___ INFORMATION SUPPLIED

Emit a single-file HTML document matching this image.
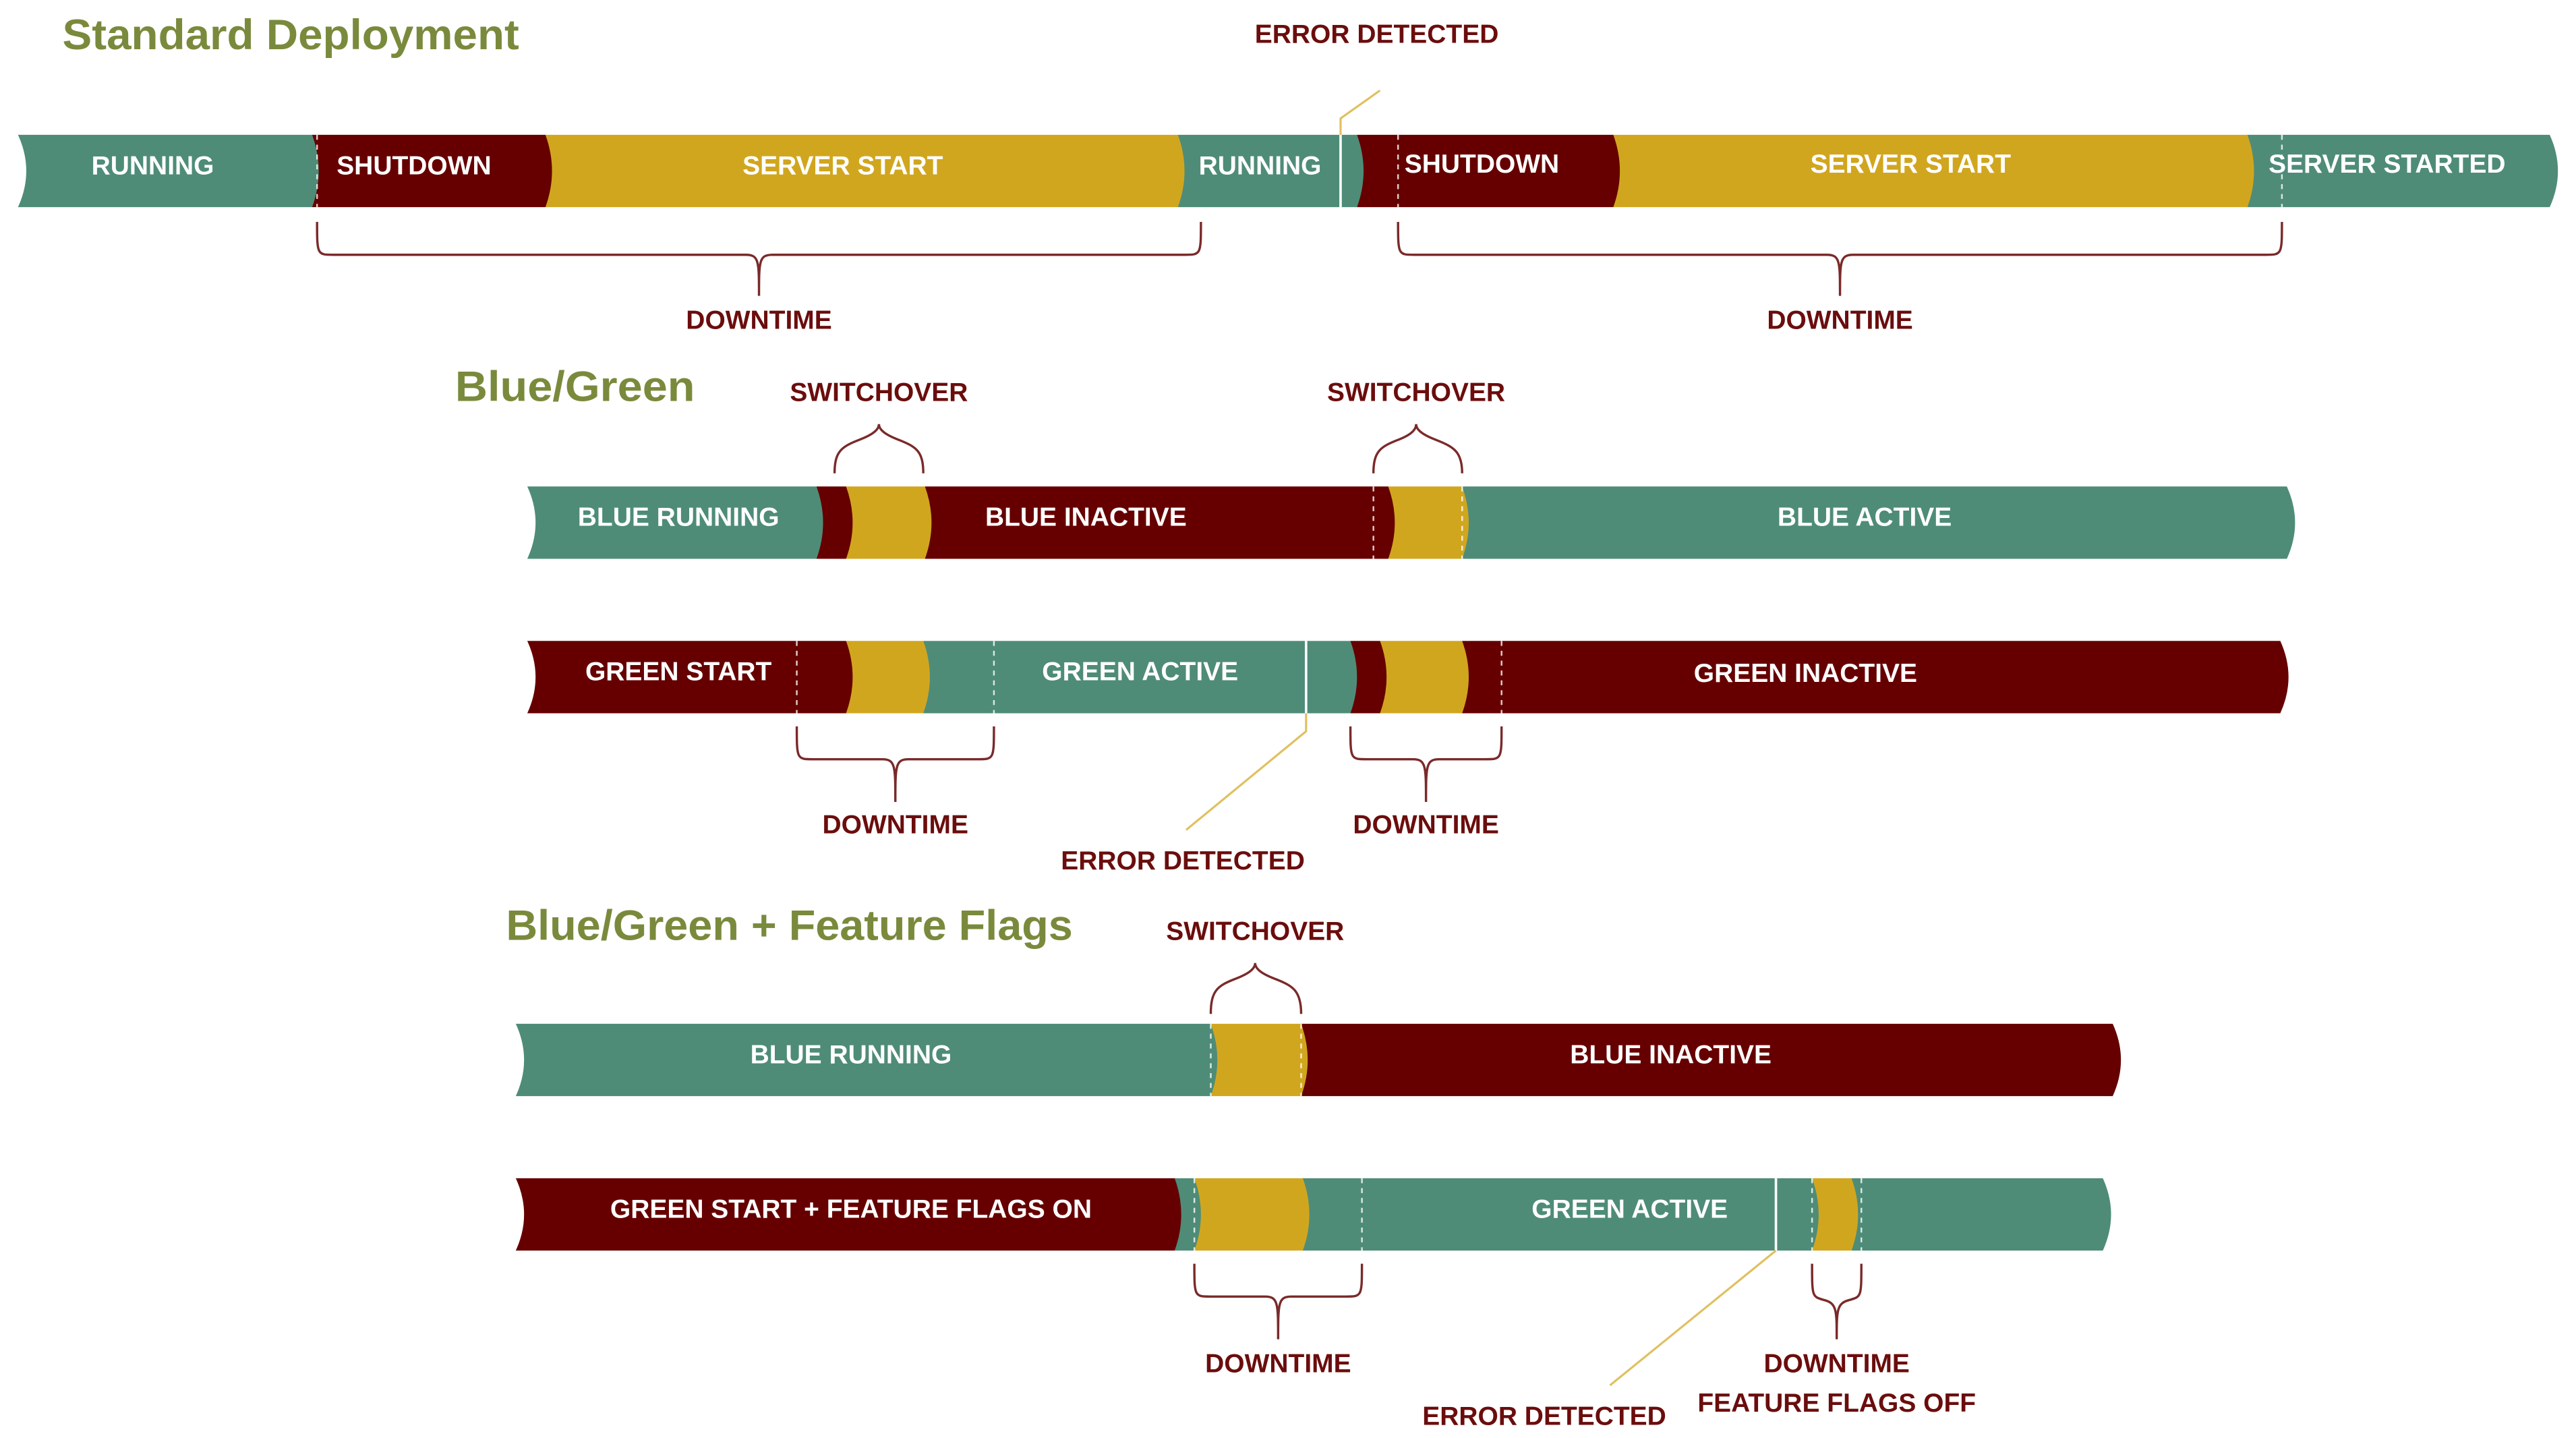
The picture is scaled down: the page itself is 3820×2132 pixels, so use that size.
<!DOCTYPE html>
<html><head><meta charset="utf-8"><style>
html,body{margin:0;padding:0;background:#fff;}
svg{display:block;}
.l{font-family:"Liberation Sans",sans-serif;font-weight:bold;font-size:16px;fill:#fff;text-anchor:middle;}
.d{font-family:"Liberation Sans",sans-serif;font-weight:bold;font-size:16px;fill:#6b0d0d;text-anchor:middle;}
.t{font-family:"Liberation Sans",sans-serif;font-weight:bold;font-size:26px;fill:#7a8a3c;}
.br{fill:none;stroke:#7a2a2a;stroke-width:1.4;}
.ds{stroke:#fff;stroke-width:1;stroke-dasharray:3,3;opacity:.8}
.so{stroke:#fff;stroke-width:1.5}
.el{stroke:#e0c060;stroke-width:1.3;fill:none}
</style></head><body>
<svg width="3820" height="2132" viewBox="0 0 1568 875" xmlns="http://www.w3.org/2000/svg">
<g>
<path fill="#4e8c78" d="M1368 82 L1552 82 Q1562 104 1552 126 L1368 126 Z"/>
<path fill="#d1a61f" d="M982 82 L1368 82 Q1376 104 1368 126 L982 126 Z"/>
<path fill="#660000" d="M826 82 L982 82 Q990 104 982 126 L826 126 Z"/>
<path fill="#4e8c78" d="M717 82 L826 82 Q834 104 826 126 L717 126 Z"/>
<path fill="#d1a61f" d="M332 82 L717 82 Q725 104 717 126 L332 126 Z"/>
<path fill="#660000" d="M190 82 L332 82 Q340 104 332 126 L190 126 Z"/>
<path fill="#4e8c78" d="M10 82 L190 82 Q198 104 190 126 L10 126 Z"/>
<path fill="#fff" d="M8 80 L10 80 Q22 104 10 128 L8 128 Z"/>
<line class="ds" x1="193" y1="82" x2="193" y2="126"/>
<line class="ds" x1="851" y1="82" x2="851" y2="126"/>
<line class="ds" x1="1389" y1="82" x2="1389" y2="126"/>
<line class="so" x1="816" y1="82" x2="816" y2="126"/>
<path class="el" d="M816 82 L816 72 L840 55"/>
<text class="l" x="93" y="106">RUNNING</text>
<text class="l" x="252" y="106">SHUTDOWN</text>
<text class="l" x="513" y="106">SERVER START</text>
<text class="l" x="767" y="106">RUNNING</text>
<text class="l" x="902" y="105">SHUTDOWN</text>
<text class="l" x="1163" y="105">SERVER START</text>
<text class="l" x="1453" y="105">SERVER STARTED</text>
<text class="d" x="838" y="26">ERROR DETECTED</text>
<text class="t" x="38" y="30" textLength="278" lengthAdjust="spacingAndGlyphs">Standard Deployment</text>
<path class="br" d="M193 135 C193 155,193 155,203 155 L454 155 C462 155,462 159,462 180 M731 135 C731 155,731 155,721 155 L470 155 C462 155,462 159,462 180"/>
<path class="br" d="M851 135 C851 155,851 155,861 155 L1112 155 C1120 155,1120 159,1120 180 M1389 135 C1389 155,1389 155,1379 155 L1128 155 C1120 155,1120 159,1120 180"/>
<text class="d" x="462" y="200">DOWNTIME</text>
<text class="d" x="1120" y="200">DOWNTIME</text>
</g>
<text class="t" x="277" y="244" textLength="146" lengthAdjust="spacingAndGlyphs">Blue/Green</text>
<text class="d" x="535" y="244">SWITCHOVER</text>
<text class="d" x="862" y="244">SWITCHOVER</text>
<path class="br" d="M508 288 C508 275,512 272,522 268 C530 265,535 262,535 258 C535 262,540 265,548 268 C558 272,562 275,562 288"/>
<path class="br" d="M836 288 C836 275,840 272,850 268 C858 265,862 262,862 258 C862 262,867 265,875 268 C885 272,890 275,890 288"/>
<g>
<path fill="#4e8c78" d="M890 296 L1392 296 Q1402 318 1392 340 L890 340 Z"/>
<path fill="#d1a61f" d="M845 296 L890 296 Q898 318 890 340 L845 340 Z"/>
<path fill="#660000" d="M563 296 L845 296 Q853 318 845 340 L563 340 Z"/>
<path fill="#d1a61f" d="M515 296 L563 296 Q571 318 563 340 L515 340 Z"/>
<path fill="#660000" d="M497 296 L515 296 Q523 318 515 340 L497 340 Z"/>
<path fill="#4e8c78" d="M320 296 L497 296 Q505 318 497 340 L320 340 Z"/>
<path fill="#fff" d="M318 294 L320 294 Q332 318 320 342 L318 342 Z"/>
<line class="ds" x1="836" y1="296" x2="836" y2="340"/>
<line class="ds" x1="890" y1="296" x2="890" y2="340"/>
<text class="l" x="413" y="320">BLUE RUNNING</text>
<text class="l" x="661" y="320">BLUE INACTIVE</text>
<text class="l" x="1135" y="320">BLUE ACTIVE</text>
</g>
<g>
<path fill="#660000" d="M890 390 L1388 390 Q1398 412 1388 434 L890 434 Z"/>
<path fill="#d1a61f" d="M840 390 L890 390 Q898 412 890 434 L840 434 Z"/>
<path fill="#660000" d="M822 390 L840 390 Q848 412 840 434 L822 434 Z"/>
<path fill="#4e8c78" d="M562 390 L822 390 Q830 412 822 434 L562 434 Z"/>
<path fill="#d1a61f" d="M515 390 L562 390 Q570 412 562 434 L515 434 Z"/>
<path fill="#660000" d="M320 390 L515 390 Q523 412 515 434 L320 434 Z"/>
<path fill="#fff" d="M318 388 L320 388 Q332 412 320 436 L318 436 Z"/>
<line class="ds" x1="485" y1="390" x2="485" y2="434"/>
<line class="ds" x1="605" y1="390" x2="605" y2="434"/>
<line class="ds" x1="914" y1="390" x2="914" y2="434"/>
<line class="so" x1="795" y1="390" x2="795" y2="434"/>
<path class="el" d="M795 434 L795 445 L722 505"/>
<text class="l" x="413" y="414">GREEN START</text>
<text class="l" x="694" y="414">GREEN ACTIVE</text>
<text class="l" x="1099" y="415">GREEN INACTIVE</text>
</g>
<path class="br" d="M485 442 C485 462,485 462,495 462 L537 462 C545 462,545 466,545 488 M605 442 C605 462,605 462,595 462 L553 462 C545 462,545 466,545 488"/>
<path class="br" d="M822 442 C822 462,822 462,832 462 L860 462 C868 462,868 466,868 488 M914 442 C914 462,914 462,904 462 L876 462 C868 462,868 466,868 488"/>
<text class="d" x="545" y="507">DOWNTIME</text>
<text class="d" x="868" y="507">DOWNTIME</text>
<text class="d" x="720" y="529">ERROR DETECTED</text>
<text class="t" x="308" y="572" textLength="345" lengthAdjust="spacingAndGlyphs">Blue/Green + Feature Flags</text>
<text class="d" x="764" y="572">SWITCHOVER</text>
<path class="br" d="M737 617 C737 603,741 600,751 596 C759 593,764 590,764 586 C764 590,769 593,777 596 C787 600,792 603,792 617"/>
<g>
<path fill="#660000" d="M792 623 L1286 623 Q1296 645 1286 667 L792 667 Z"/>
<path fill="#d1a61f" d="M737 623 L792 623 Q800 645 792 667 L737 667 Z"/>
<path fill="#4e8c78" d="M313 623 L737 623 Q745 645 737 667 L313 667 Z"/>
<path fill="#fff" d="M311 621 L313 621 Q325 645 313 669 L311 669 Z"/>
<line class="ds" x1="737" y1="623" x2="737" y2="667"/>
<line class="ds" x1="792" y1="623" x2="792" y2="667"/>
<text class="l" x="518" y="647">BLUE RUNNING</text>
<text class="l" x="1017" y="647">BLUE INACTIVE</text>
</g>
<g>
<path fill="#4e8c78" d="M1127 717 L1280 717 Q1290 739 1280 761 L1127 761 Z"/>
<path fill="#d1a61f" d="M1103 717 L1127 717 Q1135 739 1127 761 L1103 761 Z"/>
<path fill="#4e8c78" d="M793 717 L1103 717 Q1111 739 1103 761 L793 761 Z"/>
<path fill="#d1a61f" d="M727 717 L793 717 Q801 739 793 761 L727 761 Z"/>
<path fill="#4e8c78" d="M715 717 L727 717 Q735 739 727 761 L715 761 Z"/>
<path fill="#660000" d="M313 717 L715 717 Q723 739 715 761 L313 761 Z"/>
<path fill="#fff" d="M311 715 L313 715 Q325 739 313 763 L311 763 Z"/>
<line class="ds" x1="727" y1="717" x2="727" y2="761"/>
<line class="ds" x1="829" y1="717" x2="829" y2="761"/>
<line class="ds" x1="1103" y1="717" x2="1103" y2="761"/>
<line class="ds" x1="1133" y1="717" x2="1133" y2="761"/>
<line class="so" x1="1081" y1="717" x2="1081" y2="761"/>
<path class="el" d="M1081 761 L980 843"/>
<text class="l" x="518" y="741">GREEN START + FEATURE FLAGS ON</text>
<text class="l" x="992" y="741">GREEN ACTIVE</text>
</g>
<path class="br" d="M727 769 C727 789,727 789,737 789 L770 789 C778 789,778 793,778 815 M829 769 C829 789,829 789,819 789 L786 789 C778 789,778 793,778 815"/>
<path class="br" d="M1103 769 C1103 789,1103 789,1110 791 C1118 793,1118 797,1118 815 M1133 769 C1133 789,1133 789,1126 791 C1118 793,1118 797,1118 815"/>
<text class="d" x="778" y="835">DOWNTIME</text>
<text class="d" x="1118" y="835">DOWNTIME</text>
<text class="d" x="1118" y="859">FEATURE FLAGS OFF</text>
<text class="d" x="940" y="867">ERROR DETECTED</text>
</svg>
</body></html>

______

REQUIREMENT ->
Pick out every line holding the string "size" and return it.

EXPECTED ANSWER ->
The picture is scaled down: the page itself is 3820×2132 pixels, so use that size.
.l{font-family:"Liberation Sans",sans-serif;font-weight:bold;font-size:16px;fill:#fff;text-anchor:middle;}
.d{font-family:"Liberation Sans",sans-serif;font-weight:bold;font-size:16px;fill:#6b0d0d;text-anchor:middle;}
.t{font-family:"Liberation Sans",sans-serif;font-weight:bold;font-size:26px;fill:#7a8a3c;}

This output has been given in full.